什么是Flink
概念
Apache Flink是一个框架和分布式处理引擎,用于对无界和有界数据流进行有状态计算(会保留之前的状态)。Flink设计为在所有常见的集群环境(yarn、本地等都可以)中运行,以内存速度和任何规模执行计算。
特点
flink是事件驱动应用(来一个数据就计算,来一个就计算) spark是时间驱动,几秒处理一次
- 支持高吞吐、低延迟、高性能的流处理
- 支持带有事件时间的窗口(Window)操作
- 支持有状态计算的Exactly-once语义(只处理一次)
- 支持高度灵活的窗口(Window)操作,支持基于time、count、session,以及data-driven的窗口操作,三个大类,八种小类窗口
- 支持具有反压功能的持续流模型(比如spark假如是五秒处理一次,假如一个五秒数据没有处理完成,数据会积压,会造成各种问题,但flink没有处理完数据,会减缓数据来的速度)

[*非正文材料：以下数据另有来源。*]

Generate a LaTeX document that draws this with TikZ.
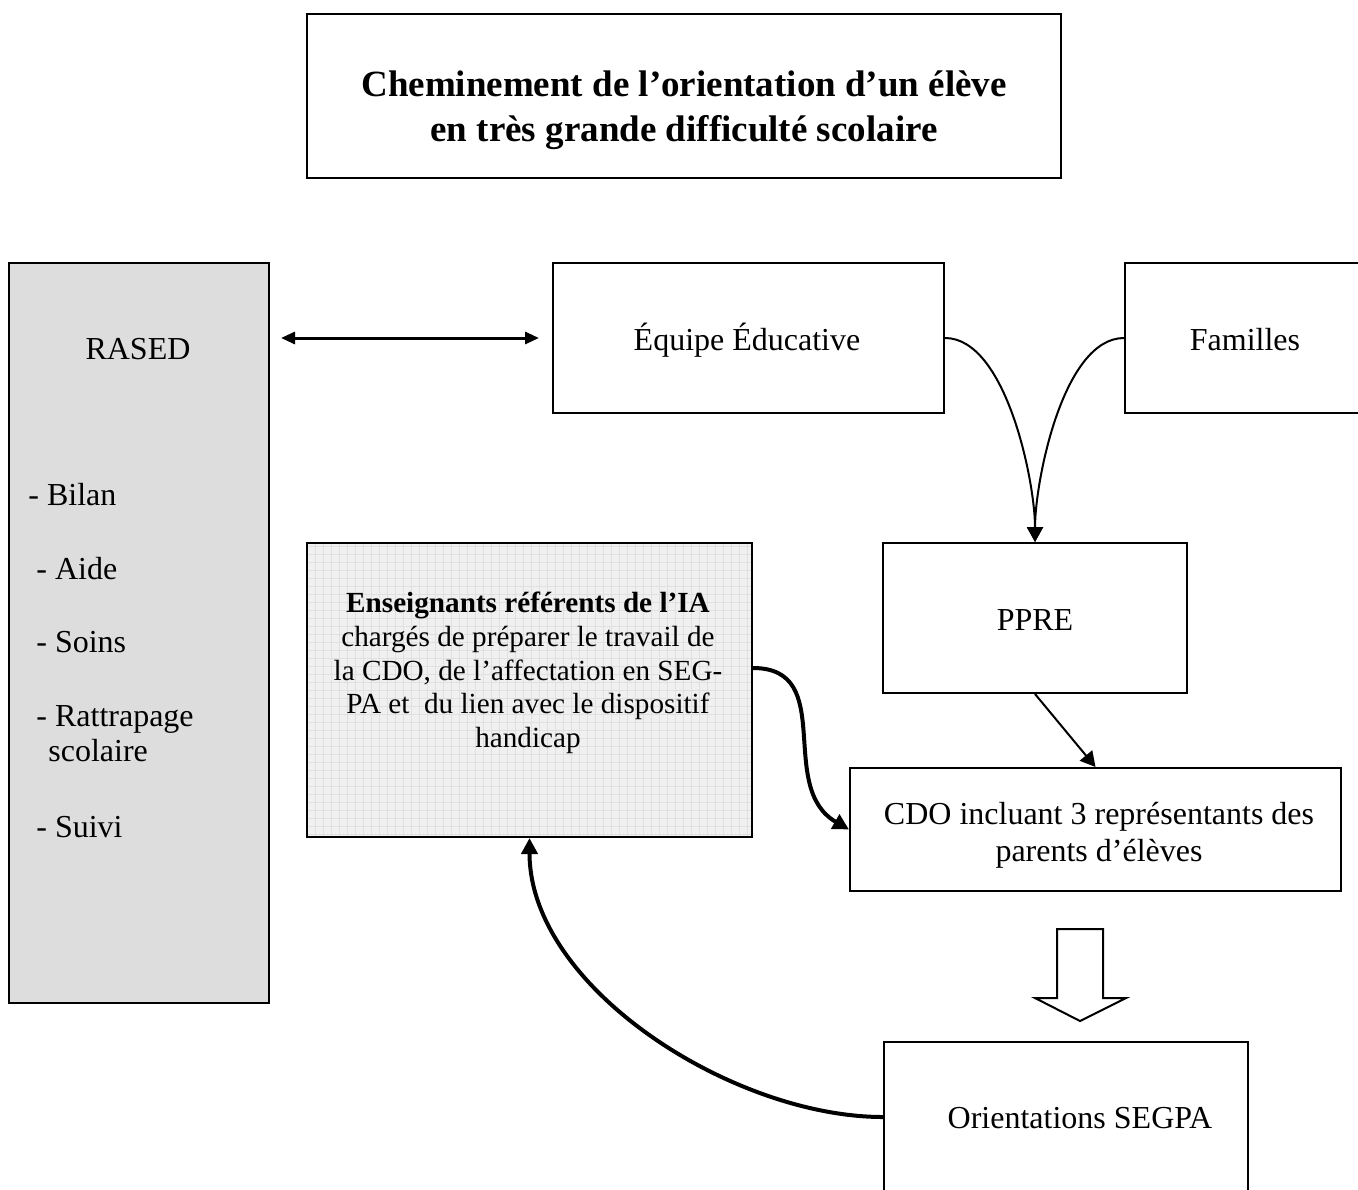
\documentclass[tikz,border=0pt]{standalone}
\usepackage{fontspec}
\setmainfont{Liberation Serif}
\usetikzlibrary{arrows.meta,fit}
\definecolor{rasedgray}{HTML}{DDDDDD}
\definecolor{ensfill}{HTML}{F0F0F0}
\definecolor{ensgrid}{HTML}{E0E0E0}
\begin{document}
\begin{tikzpicture}[x=0.5pt,y=-0.5pt,
  box/.style={draw, line width=1pt, inner sep=0pt},
  lbl/.style={font=\fontsize{16}{18.5}\selectfont, inner sep=0pt},
  thinarr/.style={line width=1pt, -{Triangle[width=8pt,length=7.5pt]}},
  thickarr/.style={line width=2pt, -{Triangle[width=8pt,length=8pt]}},
  dblarr/.style={line width=1.5pt, {Triangle[width=6pt,length=7pt]}-{Triangle[width=6pt,length=7pt]}},
  blockarrow/.style={draw, line width=1pt, fill=white},
]
\clip (0,0) rectangle (1358,1189);
\fill[white] (0,0) rectangle (1358,1189);

% boxes
\node[box, fit={(307,14)(1061,178)}] (title) {};
\node[box, fill=rasedgray, fit={(9,263)(269,1003)}] (rased) {};
\node[box, fit={(553,263)(944,413)}] (equipe) {};
\node[box, fit={(1125,263)(1375,413)}] (familles) {};
\node[box, fit={(883,543)(1187,693)}] (ppre) {};
\node[box, fill=ensfill, fit={(307,543)(752,837)},
  path picture={\draw[ensgrid, line width=0.3pt, step=4pt]
    (path picture bounding box.south west) grid (path picture bounding box.north east);}] (ens) {};
\node[box, fit={(850,768)(1341,891)}] (cdo) {};
\node[box, fit={(884,1042)(1248,1192)}] (orient) {};

% texts
\node[font=\bfseries\fontsize{18.5}{22.3}\selectfont, align=center, inner sep=0pt] (titletext) at (684,110)
  {Cheminement de l’orientation d’un élève\\en très grande difficulté scolaire};
\node[lbl, anchor=base] (rasedtext) at (138,359) {RASED};
\node[lbl, anchor=base west] (bilan) at (28,505) {- Bilan};
\node[lbl, anchor=base west] (aide) at (36,579) {- Aide};
\node[lbl, anchor=base west] (soins) at (36,652) {- Soins};
\node[lbl, anchor=base west] (rattrapage) at (36,726) {- Rattrapage};
\node[lbl, anchor=base west] (scolaire) at (48,761) {scolaire};
\node[lbl, anchor=base west] (suivi) at (36,837) {- Suivi};
\node[lbl, anchor=base] (equipetext) at (747,350) {Équipe Éducative};
\node[lbl, anchor=base] (famillestext) at (1245,350) {Familles};
\node[lbl, anchor=base] (ppretext) at (1035,630) {PPRE};
\node[font=\fontsize{14.6}{16.9}\selectfont, align=center, inner sep=0pt] (enstext) at (528,673)
  {\textbf{Enseignants référents de l’IA}\\chargés de préparer le travail de\\la CDO, de l’affectation en SEG-\\PA et\ \ du lien avec le dispositif\\handicap};
\node[lbl, align=center] (cdotext) at (1099,835) {CDO incluant 3 représentants des\\parents d’élèves};
\node[lbl, anchor=base] (orienttext) at (1080,1128) {Orientations SEGPA};

% connectors
\draw[dblarr, shorten <=5.5pt, shorten >=6.5pt] (rased.east |- equipe.west) -- (equipe.west);
\draw[thinarr] (equipe.east) to[out=0,in=90,looseness=0.7] (ppre.north);
\draw[thinarr] (familles.west) to[out=180,in=90,looseness=0.7] (ppre.north);
\draw[thinarr] (ppre.south) -- (cdo.north);
\draw[thickarr] ([yshift=11pt]ens.east) to[out=0,in=150,looseness=1.15] (cdo.west);
\draw[thickarr] (orient.west) to[out=180,in=-90,looseness=0.85] (ens.south);

% hollow block arrow from CDO to Orientations
\draw[blockarrow] (1057,929) -- (1103,929) -- (1103,998) -- (1126,998) -- (1080,1021)
  -- (1035,998) -- (1057,998) -- cycle;
\end{tikzpicture}
\end{document}
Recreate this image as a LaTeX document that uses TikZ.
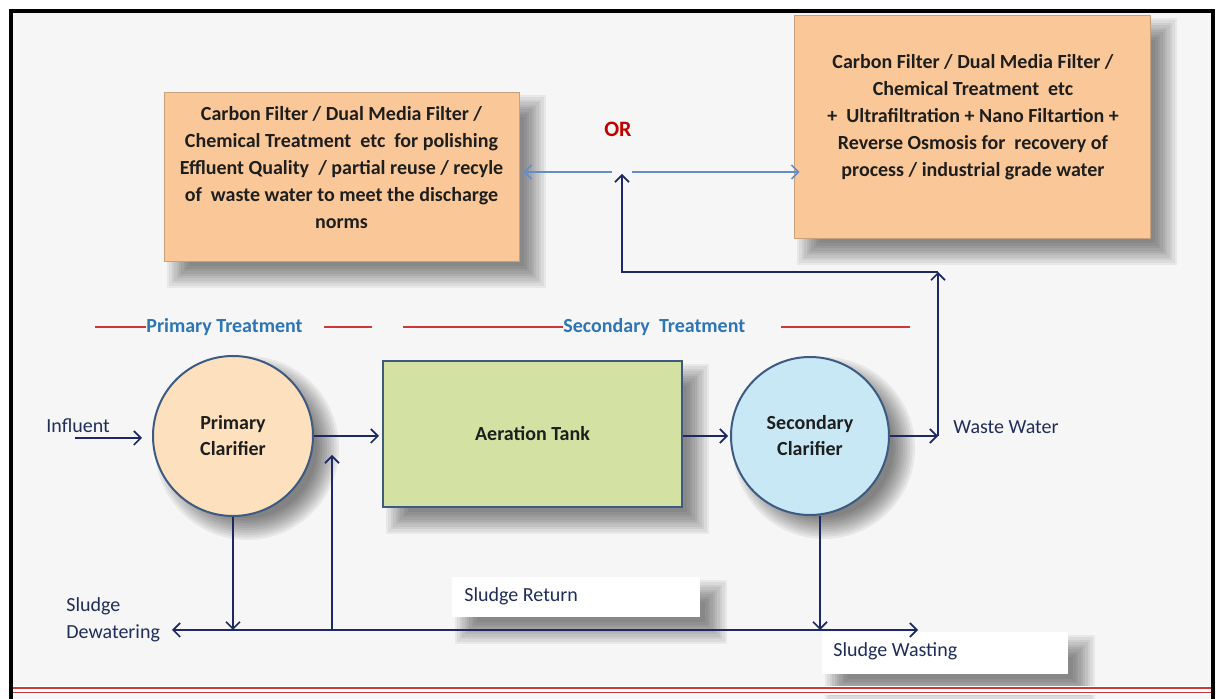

- 支持基于轻量级分布式快照(Snapshot)实现的容错
- 一个运行时同时支持Batch on Streaming处理和Streaming处理
- Flink在JVM内部实现了自己的内存管理,避免了出现oom(spark容易内存溢出,不稳定)
- 支持迭代计算
- 支持程序自动优化:避免特定情况下Shuffle、排序等昂贵操作,中间结果有必要进行缓存
Flink技术栈
local:idea中右键运行 cluster:standalone自己就是一个集群的模式、yarn集群运行模式 cloud:云,比如阿里云之类的
flink实现了流批统一
本地安装flink
加载配置文件: 我这里安装的是2.11版本,额外只需要加上scala和Java的编译环境即可,flink就是Java写的
<?xml version="1.0" encoding="UTF-8"?>
<project xmlns="http://maven.apache.org/POM/4.0.0"
xmlns:xsi="http://www.w3.org/2001/XMLSchema-instance"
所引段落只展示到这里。